Second, tainted wealth can be confiscated (verse 4).  Even Christians can get caught up in the whirlwind of fraud, all to accumulate that million-dollar portfolio.  The Bible teaches that Christians who get their wealth by fraudulent means will be judged by Him.

Third, self-indulgent wealth is enjoyable for a season, but God will be the judge of whether you deserved it or not.  The Apostle does not condemn vacations or retreats.  What God condemns is wasting His blessings solely on self.  God blesses us to bless others, not indulge ourselves.

How we accumulate and spend our finances is important.  The Bible extols hard work and God blesses honest labor.  God will not bless get-rich-quick schemes.  God wants us to depend on Him, not just our ingenuity.

Where is your trust?  Is your trust in God, or in cold, hard cash?

Genuine Relationship with God

“Whosoever therefore will be a friend of the world is the enemy of God,” (James 4:4).

The fourth chapter of the Book of James concerns the genuineness of one’s relationship with God.  A right relationship with God teaches us how to relate to others differently.   We no longer act the way the world taught us to act.  Changing a behavior pattern learned over tens of years is difficult, but not insurmountable.

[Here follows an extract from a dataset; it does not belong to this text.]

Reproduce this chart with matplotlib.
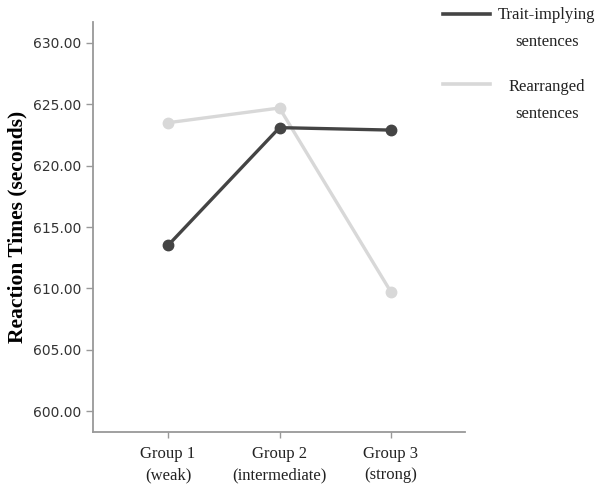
import matplotlib.pyplot as plt
from matplotlib.lines import Line2D

# data
groups = ['Group 1\n(weak)', 'Group 2\n(intermediate)', 'Group 3\n(strong)']
trait = [613.5, 623.1, 622.9]
rearranged = [623.5, 624.7, 609.7]
yticks = [600, 605, 610, 615, 620, 625, 630]

serif = 'Liberation Serif'
dark = '#444444'
light = '#d8d8d8'
axis_col = '#999999'

fig = plt.figure(figsize=(6.03, 4.87), dpi=100)
ax = fig.add_axes([93 / 603, 1 - 432 / 487, (465 - 93) / 603, (432 - 22) / 487])

x = list(range(len(groups)))
ax.plot(x, rearranged, color=light, lw=2.4, marker='o', ms=7.5, zorder=2)
ax.plot(x, trait, color=dark, lw=2.4, marker='o', ms=7.5, zorder=3)

ax.set_xlim(-0.673, 2.664)
ax.set_ylim(598.29, 631.71)
ax.set_xticks(x)
ax.set_xticklabels(groups, family=serif, fontsize=12, color='#222222',
                   linespacing=1.45)
ax.set_yticks(yticks)
ax.set_yticklabels(['%.2f' % v for v in yticks], fontsize=10, color='#333333')
ax.set_ylabel('Reaction Times (seconds)', family=serif, fontsize=15.5,
              fontweight='bold', labelpad=4)

for s in ['top', 'right']:
    ax.spines[s].set_visible(False)
for s in ['left', 'bottom']:
    ax.spines[s].set_color(axis_col)
    ax.spines[s].set_linewidth(1.3)
ax.tick_params(axis='both', direction='out', color=axis_col, width=1, length=5)
ax.tick_params(axis='x', length=4, pad=6)

# legend drawn outside the axes, top right
def px(xp, yp):
    return xp / 603, 1 - yp / 487

for (label, col, yp, ytext) in [('Trait-implying\nsentences', dark, 14, 7),
                                ('Rearranged\nsentences', light, 84, 79)]:
    x0, y0 = px(443, yp)
    x1, _ = px(490, yp)
    fig.add_artist(Line2D([x0, x1], [y0, y0], color=col, lw=2.6,
                          transform=fig.transFigure))
    tx, ty = px(547, ytext)
    fig.text(tx, ty, label, family=serif, fontsize=12, ha='center', va='top',
             multialignment='center', linespacing=1.9, color='#222222')

fig.savefig('out.png', dpi=100)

Instead of fighting, we pray (verse 3).  God teaches us that it is better to wrestle with Him in prayer than to wrangle with men.  God can do more through prayer than we can through fighting.

Instead of lusting and envying after worldly things, we can find contentment where we are in our journey with God.  That does not mean that we stop and retreat forever.  It just means that we enjoy the scenery as we journey through life.  God’s Spirit will not dwell where there is worldly lust (verse 5).

Instead of being conceited and looking out for number one, we need to be more interested in God’s Kingdom and will (verse 8).

Instead of criticizing and tearing people down, we should encourage and build people up (verse 11).

Instead of living our plans, we should live and do God’s will.

Genuine humility is swallowing my preferences to obey God’s will.  “Therefore to him that knoweth to do good, and doeth it not, to him it is sin” (verse 17).